Karara karşı davalı vekili tarafından istinaf yoluna başvurulmuştur.
Bölge Adliye Mahkemesince, dava konusu yönetim kurulu kararı altındaki imzanın davacıya ait olmadığının anlaşılması karşısında davanın kabulüne dair verilen ilk derece mahkemesi karar ve gerekçesinde yasa ve usule aykırılık bulunmadığı gibi kamu düzenine aykırılık da görülmediğinden davalı vekilinin istinaf esastan reddine karar verilmiştir.

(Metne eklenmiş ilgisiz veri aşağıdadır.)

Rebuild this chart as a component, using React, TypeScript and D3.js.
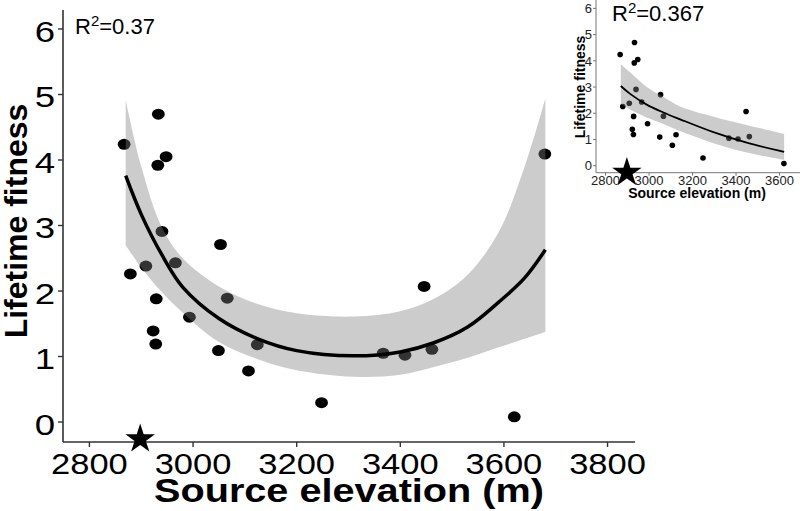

Kararı, davalı vekili temyiz etmiştir.
Yapılan yargılama ve saptanan somut uyuşmazlık bakımından uygulanması gereken hukuk kuralları gözetildiğinde İlk Derece Mahkemesince verilen kararda bir isabetsizlik olmadığının anlaşılmasına ve İlk Derece Mahkemesi ile Bölge Adliye Mahkemesi kararlarında, sadece yönetim kurulu kararındaki davacı imzasının, davacının eli mahsulü olmadığı gerekçesi, TTK"nın 390/1. maddesine göre davanın kabulü yönünde karar verilmesi için yeterli değil ise de, TTK"nın 390. maddesinin 4. fıkrasına göre davacının imzasının sahte olması ve davacıya öneri yapıldığının kanıtlanamamış olması yanında, davacının toplantıya katılmadığına ilişkin davalı ikrarı da gözetildiğinde yönetim kurulu kararının geçersiz olduğunun sabit görülmesine ve emsal olarak gösterilen Dairemiz kararının anonim şirket genel kurul kararı ile ilgili olup yönetim kurulu kararının yokluğuna ilişkin işbu davada emsal teşkil etmeyecek olmasına göre yapılan istinaf başvurusunun HMK"nın 353/b-1 maddesi uyarınca Bölge Adliye Mahkemesince esastan reddine ilişkin kararın usul ve yasaya uygun olduğu kanısına varıldığından Bölge Adliye Mahkemesi kararının onanmasına karar vermek gerekmiştir.
SONUÇ: Yukarda açıklanan nedenlerle, davalı vekilinin temyiz isteminin reddi ile Bölge Adliye Mahkemesince verilen kararın HMK"nın 370/1. maddesi uyarınca ONANMASINA, aşağıda yazılı bakiye 13,00 TL temyiz ilam harcının temyiz eden davalıdan alınmasına, 02/07/2019 tarihinde kesin olarak oybirliğiyle karar verildi.